The criticism was in itself a measure that the scope and intensity of the violence have significantly receded this week. Like Chirac’s government, the French press has been holding its breath as cars, some schools and other government buildings were torched by marauding gangs of youths, who blame their economic and social exclusion from French society for their outbursts.

Such exclusion is a difficult subject for the French to discuss, much less resolve.

Fearful of igniting social tensions, politicians of the left and right have remained mute or talked around the conditions in the Muslim ghettos that have risen on the outskirts of Paris and other French cities. The language of obfuscation, or non-dire as the French say, has cost the national political class enormous credibility with the electorate over the past two decades.

The approved political discourse is crammed with high-minded platitudes such as those contained in a manifesto on Europe that Chirac published one day before the rioting exploded. He promised to “rekindle the European initiative” and pledged that France would work in the next few weeks to ensure that Europe would never “become a mere free-trade area.”

Those priorities had nothing to do with the stagnant social and economic conditions that helped produce the rioting – or with anything else on the minds of a French electorate that had already rejected Chirac’s version of Europe last May. The evidence that French voters felt they were being patronized and their real concerns ignored seemed to have been filed away and forgotten at the Elysee Palace.

The problem of language also affects the search for solutions. Because they do not acknowledge racial or religious minorities – all citizens are French and therefore theoretically treated the same – the French do not have an agreed term for programs to reduce social inequities created or affected by prejudice.
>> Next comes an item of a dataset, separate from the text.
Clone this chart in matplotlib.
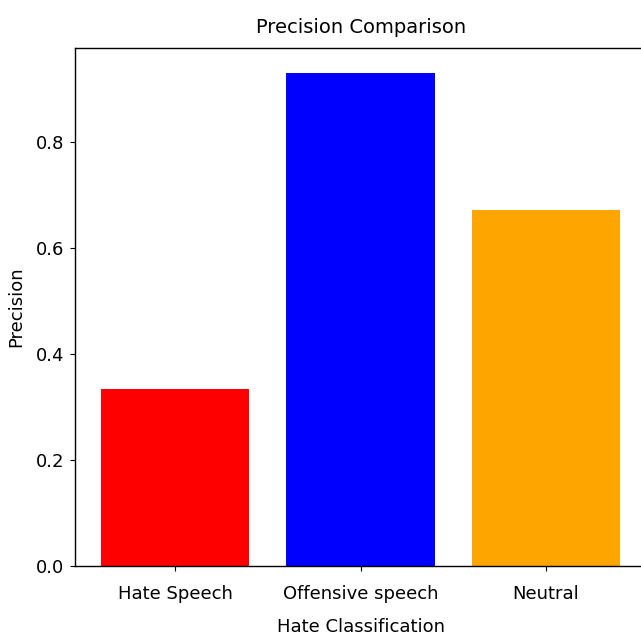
import matplotlib.pyplot as plt

# Precision per class
classes = ['Hate Speech', 'Offensive speech', 'Neutral']
precision = [0.335, 0.931, 0.671]
bar_colors = ['red', 'blue', 'orange']

plt.rcParams['font.family'] = ['Liberation Sans Narrow', 'DejaVu Sans']

fig = plt.figure(figsize=(6.41, 6.37), dpi=100)
ax = fig.add_axes([0.117, 0.1115, 0.891, 0.813])

ax.bar(classes, precision, color=bar_colors)
ax.set_title('Precision Comparison', fontsize=14, pad=11)
ax.set_xlabel('Hate Classification', fontsize=13, labelpad=11)
ax.set_ylabel('Precision', fontsize=13, labelpad=8)
ax.tick_params(axis='y', labelsize=13, pad=4)
ax.tick_params(axis='x', labelsize=13, pad=10)

for s in ax.spines.values():
    s.set_linewidth(1.0)

fig.savefig('out.png', dpi=100)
The most widely accepted translation of affirmative action is the oxymoronic term “positive discrimination.” This is one time that the French do not have a word for it.

What they do have are two ambitious conservative politicians locked in a bitter struggle to succeed Chirac that may now turn on how they perform, and speak, in this crisis.

The president seems to have stayed out of the limelight in part as a matter of tactics – to give Prime Minister Dominique de Villepin, Chirac’s preferred successor, a chance to show that he is in charge.

De Villepin’s elegant speeches to Parliament, mixing firmness with promises of greater social justice, have lifted his standing in the polls at the expense of his tough-talking rival, Interior Minister Nicolas Sarkozy.

Sarkozy had been riding high on his calls for a radical break with Chirac’s statist policies and on a reputation for speaking forthrightly about France’s problems – including the grim conditions of the immigrant townships. But Sarkozy’s denunciation of the rioters as “scum” and his threat to “power-hose” them like vermin allowed his opponents to accuse him of inciting or worsening the riots by his use of, well, language.

Voters who have been demanding straight talk from their leaders may not punish Sarkozy for those excesses in the next presidential election, still some 18 months away. But Sarkozy’s once compelling strategy of running against Chirac’s record and ignoring de Villepin looks less certain as this crisis lets the prime minister move out of his mentor’s fading shadow and find a political language of his own.